Italian Prime Minister Giorgia Meloni arrived on Saturday in the Libyan capital Tripoli for talks on energy as well as the thorny issue of migration, Libyan state media said.

Italy's Meloni in Libya to discuss energy and migration

Meloni’s trip – her second to a North African country this week – is the first by a European leader to war-battered Libya since her predecessor Mario Draghi’s visit in April 2021.

State television said the Italian premier was received by Abdelhamid Dbeibah, who heads the Tripoli-based, UN brokered Government of National Unity which is contested by a rival administration in the east.

Libya and its former colonial power Italy are key trade partners, particularly in energy, where Italian giant Eni plays a major role in tapping into Africa’s largest known oil reserves.

Meloni was accompanied by Eni chief Claudio Descalzi, who is expected to sign a deal with Libya’s National Oil Company to develop two Libyan offshore gas fields.

Eni will invest $8 million in the two fields, NOC chief Farhat Bengdara said in televised remarks this week, adding they are expected to produce 850 million cubic metres of gas.

Meloni visited Algeria on Monday seeking supply deals from Africa’s top gas exporter to help reduce reliance on Russia after it invaded Ukraine last year.

During her trip to Libya, she is also expected to discuss the issue of migration amid rising numbers of irregular migrants from Libya to Italy.

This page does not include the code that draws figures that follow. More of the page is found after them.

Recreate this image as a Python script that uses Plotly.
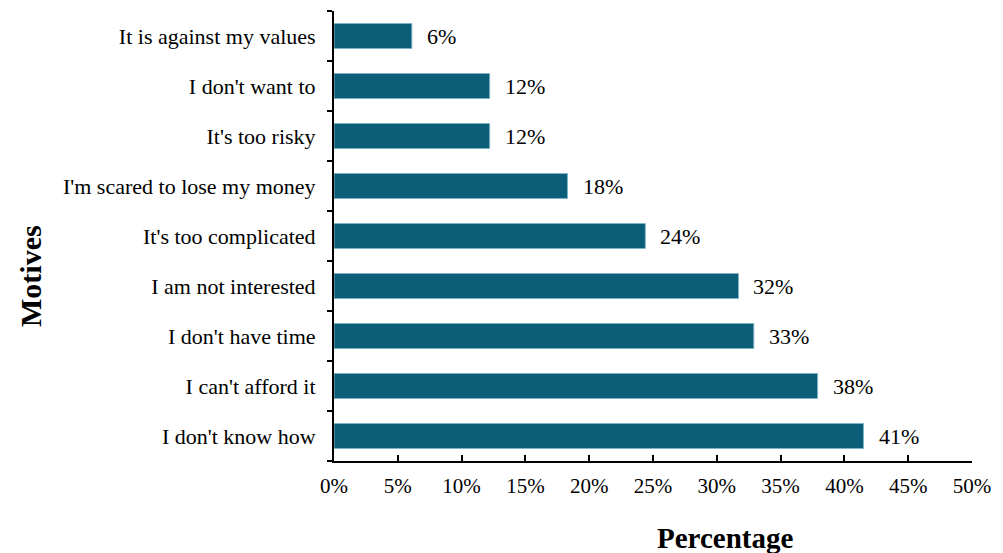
import plotly.graph_objects as go

categories = ["I don't know how", "I can't afford it", "I don't have time", "I am not interested",
              "It's too complicated", "I'm scared to lose my money", "It's too risky",
              "I don't want to", "It is against my values"]
values = [41.5, 37.9, 32.9, 31.7, 24.4, 18.3, 12.2, 12.2, 6.1]
labels = ["41%", "38%", "33%", "32%", "24%", "18%", "12%", "12%", "6%"]
x_ticks = [0, 5, 10, 15, 20, 25, 30, 35, 40, 45, 50]
x_tick_text = [f"{t}%" for t in x_ticks]

FONT = "Liberation Serif, Times New Roman, serif"
BAR = "#0B5E78"

# target plot area in page pixels
L, R, T, B = 334, 972, 11, 461
OFF = 8  # page body margin

fig = go.Figure(go.Bar(
    x=values, y=categories, orientation="h",
    marker=dict(color=BAR, line=dict(color="#7FB3C8", width=1)),
    hoverinfo="skip",
))

for v, c, t in zip(values, categories, labels):
    fig.add_annotation(x=v, y=c, text=t, showarrow=False, xanchor="left", yanchor="middle",
                       xshift=13, font=dict(family=FONT, size=22, color="black"))

fig.add_annotation(xref="paper", yref="paper", x=(725 - L) / (R - L), y=(B - 538) / (B - T),
                   text="<b>Percentage</b>", showarrow=False, xanchor="center", yanchor="middle",
                   font=dict(family=FONT, size=29, color="black"))
fig.add_annotation(xref="paper", yref="paper", x=(30 - L) / (R - L), y=(B - 276) / (B - T),
                   text="<b>Motives</b>", showarrow=False, textangle=-90, xanchor="center", yanchor="middle",
                   font=dict(family=FONT, size=30, color="black"))

W, H = 995, 545
fig.update_layout(
    width=W, height=H,
    margin=dict(l=L - OFF, r=W + OFF - R, t=T - OFF, b=H + OFF - B, autoexpand=False),
    plot_bgcolor="white", paper_bgcolor="white",
    bargap=0.5, showlegend=False,
    font=dict(family=FONT, size=21, color="black"),
    xaxis=dict(range=[0, 50], tickvals=x_ticks, ticktext=x_tick_text, showgrid=False, zeroline=False,
               showline=True, linecolor="black", linewidth=2, ticks="inside", ticklen=6,
               tickwidth=2, tickcolor="black", ticklabelstandoff=5, fixedrange=True,
               tickfont=dict(family=FONT, size=21, color="black")),
    yaxis=dict(showgrid=False, zeroline=False, showline=True, linecolor="black", linewidth=2,
               ticks="outside", ticklen=5, tickwidth=2, tickcolor="black", tickson="boundaries",
               ticklabelstandoff=12, fixedrange=True,
               tickfont=dict(family=FONT, size=22, color="black")),
)

fig.write_html("out.html")
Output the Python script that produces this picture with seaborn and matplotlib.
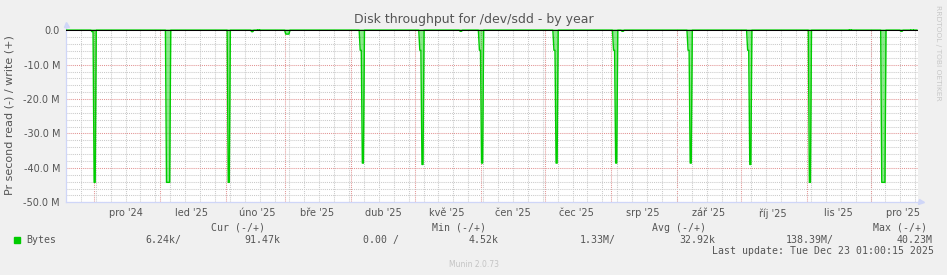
import numpy as np
import pandas as pd
import matplotlib
matplotlib.use("Agg")
import matplotlib.pyplot as plt
from matplotlib.patches import Rectangle
import seaborn as sns

# ---------------- data (values in M bytes/s; read drawn negative, write positive) ----------------
read_dates = ['2024-11-30', '2024-12-01', '2025-01-04', '2025-01-05', '2025-02-02',
              '2025-02-13', '2025-03-01', '2025-03-02', '2025-04-05', '2025-04-06',
              '2025-05-03', '2025-05-04', '2025-05-22', '2025-05-31', '2025-06-01',
              '2025-07-05', '2025-07-06', '2025-08-02', '2025-08-03', '2025-08-06',
              '2025-09-06', '2025-09-07', '2025-10-04', '2025-10-05', '2025-11-02',
              '2025-12-06', '2025-12-07', '2025-12-15']
read_mb = [-0.4, -44.2, -44.2, -44.2, -44.2,
           -0.4, -1.1, -1.1, -5.8, -38.6,
           -5.8, -39.0, -0.3, -5.8, -38.6,
           -5.8, -38.6, -5.8, -38.6, -0.3,
           -5.8, -38.6, -5.8, -39.0, -44.2,
           -44.2, -44.2, -0.3]
write_dates = ['2025-02-16', '2025-11-21', '2025-12-20']
write_mb = [0.4, 0.4, 0.7]

month_labels = ["pro '24", "led '25", "úno '25", "bře '25", "dub '25", "kvě '25",
                "čen '25", "čec '25", "srp '25", "zář '25", "říj '25", "lis '25", "pro '25"]
y_ticks = [0, -10, -20, -30, -40, -50]
y_labels = ['0.0', '-10.0 M', '-20.0 M', '-30.0 M', '-40.0 M', '-50.0 M']

legend_headers = ['Cur (-/+)', 'Min (-/+)', 'Avg (-/+)', 'Max (-/+)']
legend_values = ['6.24k/', '91.47k', '0.00 /', '4.52k', '1.33M/', '32.92k', '138.39M/', '40.23M']

title = 'Disk throughput for /dev/sdd - by year'
ylabel = 'Pr second read (-) / write (+)'
last_update = 'Last update: Tue Dec 23 01:00:15 2025'

t_start = pd.Timestamp('2024-11-18 01:00:15')
t_end = pd.Timestamp('2025-12-23 01:00:15')

# ---------------- build daily series ----------------
days = pd.date_range('2024-11-18', '2025-12-22', freq='D')
read = pd.Series(0.0, index=days)
read.loc[pd.to_datetime(read_dates)] = read_mb
write = pd.Series(0.0, index=days)
write.loc[pd.to_datetime(write_dates)] = write_mb

def expand(s, name):
    t = np.column_stack([(s.index + pd.Timedelta(hours=6)).values,
                         (s.index + pd.Timedelta(hours=18)).values]).ravel()
    v = np.repeat(s.values, 2)
    return pd.DataFrame({'time': t, 'value': v, 'series': name})

df_read = expand(read, 'read')
df_write = expand(write, 'write')
df = pd.concat([df_read, df_write], ignore_index=True)

# ---------------- figure ----------------
W, H = 947, 275
BG = '#F0F0F0'
TXT = '#555555'
GREEN = '#00CC00'
AXC = '#CFD6F8'
MINOR = '#CACACA'
MAJOR = '#E29494'
fig = plt.figure(figsize=(W / 100, H / 100), dpi=100, facecolor=BG)
plt.rcParams['font.family'] = ['DejaVu Sans']

L, R, T, B = 66, 917.5, 28.5, 202.3
ax = fig.add_axes([L / W, 1 - B / H, (R - L) / W, (B - T) / H])
ax.set_facecolor('white')

# grids
ax.set_xlim(t_start, t_end)
ax.set_ylim(-50, 0.52)
for m in pd.date_range('2024-11-25', '2025-12-22', freq='W-MON'):
    ax.axvline(m, color=MINOR, lw=0.75, ls=(0, (1, 1)), zorder=0, snap=True)
for m in pd.date_range('2024-12-01', '2025-12-01', freq='MS'):
    ax.axvline(m, color=MAJOR, lw=0.75, ls=(0, (1, 1)), zorder=0.5, snap=True)
ax.set_yticks(y_ticks)
ax.set_yticklabels(y_labels)
ax.set_yticks([v for v in range(-50, 1, 2) if v % 10 != 0], minor=True)
ax.grid(which='major', axis='y', color=MAJOR, lw=0.75, ls=(0, (1, 1)), snap=True)
ax.grid(which='minor', axis='y', color=MINOR, lw=0.75, ls=(0, (1, 1)), snap=True)
ax.set_axisbelow(True)

# data
ax.fill_between(df_read['time'], df_read['value'], 0, color=GREEN, alpha=0.45, lw=0, zorder=2)
sns.lineplot(data=df, x='time', y='value', hue='series', units='series', estimator=None,
             palette={'read': GREEN, 'write': GREEN}, lw=1.0, legend=False, ax=ax, zorder=3)
ax.axhline(0, color='black', lw=0.75, zorder=4)

# x labels at mid-month
mids = pd.date_range('2024-12-01', '2025-12-01', freq='MS') + pd.Timedelta(days=15)
ax.set_xticks(mids)
ax.set_xticklabels(month_labels)
ax.tick_params(axis='both', which='both', length=0, labelsize=7, labelcolor=TXT)
ax.tick_params(axis='x', pad=4.2)
ax.tick_params(axis='y', pad=4.3)
ax.set_xlabel('')
ax.set_ylabel('')

for s in ['top', 'right']:
    ax.spines[s].set_visible(False)
for s in ['left', 'bottom']:
    ax.spines[s].set_color(AXC)
    ax.spines[s].set_linewidth(0.9)
ax.plot([0, 0], [1, 1.025], color=AXC, lw=0.9, transform=ax.transAxes, clip_on=False)
ax.plot([0], [1.028], marker='^', ms=3.6, color=AXC, transform=ax.transAxes, clip_on=False)
ax.plot([1, 1.003], [0, 0], color=AXC, lw=0.9, transform=ax.transAxes, clip_on=False)
ax.plot([1.004], [0], marker='>', ms=3.6, color=AXC, transform=ax.transAxes, clip_on=False)

# texts
def fx(x):
    return x / W

def fy(y):
    return 1 - y / H

fig.text(fx(473.5), fy(22.7), title, ha='center', va='baseline', fontsize=9, color=TXT)
fig.text(fx(10), fy(115.4), ylabel, ha='center', va='center', rotation=90, fontsize=8, color=TXT)
fig.text(fx(938.3), fy(5), 'RRDTOOL / TOBI OETIKER', ha='center', va='top', rotation=270,
         fontsize=5.4, color='#C8C8C8')
fig.text(fx(473.5), fy(264.3), 'Munin 2.0.73', ha='center', va='center', fontsize=5.5, color='#C4C4C4')

mono = dict(family='DejaVu Sans Mono', fontsize=7.1, color=TXT, va='baseline', ha='left')
for txt, x in zip(legend_headers, [211, 431.7, 652.3, 873.3]):
    fig.text(fx(x), fy(231), txt, **mono)
fig.text(fx(26.3), fy(243), 'Bytes', **mono)
for txt, x in zip(legend_values, [145, 244.3, 362.7, 468.3, 580, 679, 785.7, 896.7]):
    fig.text(fx(x), fy(243), txt, **mono)
fig.text(fx(711.7), fy(254.5), last_update, **mono)
fig.patches.append(Rectangle((fx(14), fy(243)), 6 / W, 6 / H, transform=fig.transFigure,
                             color=GREEN, figure=fig))

fig.savefig('out.png', dpi=100, facecolor=BG)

Libya has been wracked by years of conflict and division since a NATO-backed revolt toppled dictator Moamer Kadhafi in 2011.

The country is a conduit for thousands of people each year fleeing conflict and poverty across Africa, seeking refuge across the Mediterranean in Europe.

Meloni’s far-right government took office in October, vowing to stop migrant landings in Italy, which reached more than 105,000 in 2022.

The central Mediterranean route is considered the world’s most treacherous, according to the International Organization for Migration, which estimated that 1,377 migrants had disappeared on that route last year.